5. Filling Precedes Sending—Always
In both accounts, the sequence is identical:
- Divine encounter
- Enforced waiting
- Filling with the Holy Spirit
- Outward mission
- Acts 2: The Spirit fills, then the apostles speak boldly.
- Acts 9:17–20: Saul is filled, then he begins to proclaim Jesus.
There is no exception in Acts where someone is sent before being filled.
Waiting ensures that the message originates from God’s power, not human momentum.
6. Waiting Reorients Identity Before Function
For the disciples:
- Waiting dismantles political expectations of the kingdom.

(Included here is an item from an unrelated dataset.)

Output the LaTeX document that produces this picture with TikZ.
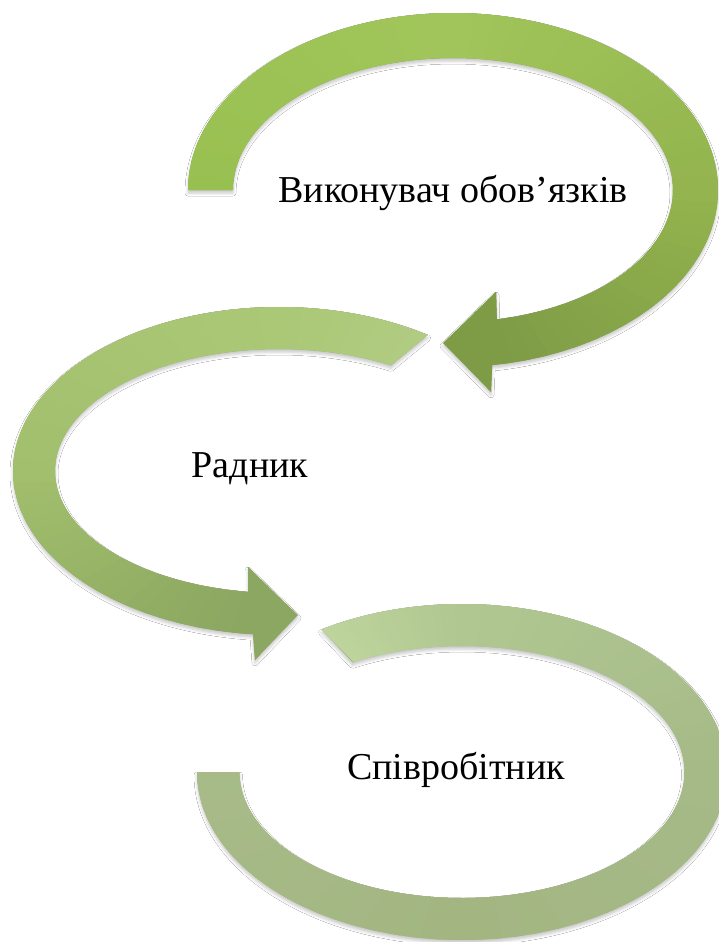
\documentclass[tikz,border=0pt]{standalone}
\usepackage{fontspec}
\setmainfont{Liberation Serif}
\usetikzlibrary{shadows.blur}

% key colours along each curved arrow
\definecolor{c1a}{HTML}{98C051}
\definecolor{c1b}{HTML}{A1C55A}
\definecolor{c1c}{HTML}{93B44E}
\definecolor{c1d}{HTML}{7E9C46}
\definecolor{c2a}{HTML}{B1CC82}
\definecolor{c2b}{HTML}{AAC876}
\definecolor{c2c}{HTML}{A2BF6D}
\definecolor{c2d}{HTML}{8BA761}
\definecolor{c3a}{HTML}{BDD49D}
\definecolor{c3b}{HTML}{B0C791}
\definecolor{c3c}{HTML}{A6BA88}
\definecolor{c3d}{HTML}{A3B682}
\definecolor{c3e}{HTML}{A7BB88}

% colour ramp along an elliptic band: wedges from the centre (cx,cy),
% radii (a,b), parameter t1 -> t2, colour A -> colour B
\newcommand{\gradseg}[8]{%
  \foreach \k in {0,...,19}{%
    \pgfmathsetmacro\ta{#5+((#6)-(#5))*\k/20}%
    \pgfmathsetmacro\tb{#5+((#6)-(#5))*(\k+1.6)/20}%
    \pgfmathtruncatemacro\pc{100-100*\k/19}%
    \fill[#7!\pc!#8] (#1,#2) -- ({#1+2*#3*cos(\ta)},{#2+2*#4*sin(\ta)})
      -- ({#1+2*#3*cos(\tb)},{#2+2*#4*sin(\tb)}) -- cycle;
  }%
}

\tikzset{
  lbl/.style={font=\fontsize{38}{44}\selectfont, text=black, inner sep=0pt, anchor=base},
  softshadow/.style={blur shadow={shadow xshift=0pt, shadow yshift=-3pt,
      shadow blur radius=3pt, shadow opacity=22}}
}

\begin{document}
\begin{tikzpicture}[x=1pt, y=-1pt]
\useasboundingbox (0,0) rectangle (719,942);
\fill[white] (0,0) rectangle (719,942);

% outlines of the three curved arrows
\def\shapeA{(188,190)
  -- plot[domain=180:441.5, samples=140] ({453+265*cos(\x)},{190+177*sin(\x)})
  -- (491,392) -- (443,343) -- (496,292)
  -- plot[domain=438.5:180, samples=140] ({453+220*cos(\x)},{190+132*sin(\x)})
  -- cycle}
\def\shapeB{({279+266*cos(-56)},{471+164*sin(-56)})
  -- plot[domain=-56:-264.4, samples=140] ({279+266*cos(\x)},{471+164*sin(\x)})
  -- (255,660) -- (298,615) -- (248,567)
  -- plot[domain=-262.1:-60, samples=140] ({279+224*cos(\x)},{471+122*sin(\x)})
  -- cycle}
\def\shapeC{({462+265*cos(-122)},{772+168*sin(-122)})
  -- plot[domain=-122:180, samples=160] ({462+265*cos(\x)},{772+168*sin(\x)})
  -- plot[domain=180:-119.5, samples=160] ({462+222.5*cos(\x)},{772+126*sin(\x)})
  -- cycle}

% bottom arrow
\path[softshadow, fill=c3e] \shapeC;
\begin{scope}
  \clip \shapeC;
  \gradseg{462}{772}{265}{168}{-122}{-90}{c3a}{c3b}
  \gradseg{462}{772}{265}{168}{-90}{0}{c3b}{c3c}
  \gradseg{462}{772}{265}{168}{0}{90}{c3c}{c3d}
  \gradseg{462}{772}{265}{168}{90}{180}{c3d}{c3e}
\end{scope}

% middle arrow
\path[softshadow, fill=c2d] \shapeB;
\begin{scope}
  \clip \shapeB;
  \gradseg{279}{471}{266}{164}{-56}{-90}{c2a}{c2b}
  \gradseg{279}{471}{266}{164}{-90}{-180}{c2b}{c2c}
  \gradseg{279}{471}{266}{164}{-180}{-264}{c2c}{c2d}
\end{scope}

% top arrow
\path[softshadow, fill=c1d] \shapeA;
\begin{scope}
  \clip \shapeA;
  \gradseg{453}{190}{265}{177}{180}{270}{c1a}{c1b}
  \gradseg{453}{190}{265}{177}{270}{360}{c1b}{c1c}
  \gradseg{453}{190}{265}{177}{360}{441}{c1c}{c1d}
\end{scope}

% labels
\node[lbl] (t1) at (453,202) {Виконувач обов’язків};
\node[lbl] (t2) at (250,477) {Радник};
\node[lbl] (t3) at (456,779) {Співробітник};
\end{tikzpicture}
\end{document}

- It moves them from asking when Israel will be restored to proclaiming Christ crucified and risen.
For Saul:
- Waiting dismantles certainty, reputation, and control.
- Blindness and fasting strip him of former status before new authority is given.
Waiting reshapes who they are before it defines what they do.
7. Waiting as the Final Act of Obedience Before Mission
Paradoxically, waiting is the apostles’ first act of obedience as apostles.
They obey by not acting.
This reveals a core principle in Acts:
Those who cannot wait cannot be trusted to be sent.
God entrusts movement only to those who have learned restraint.
8. Summary Insight
In Acts, waiting is not wasted time—it is alignment time.
The disciples wait in Jerusalem until the Spirit authorizes their witness.
Paul waits in Judas’ house until the Spirit authorizes his voice.
No one is sent while still rushing.
No one speaks while still self-directed.
God forms apostles in stillness before releasing them in power.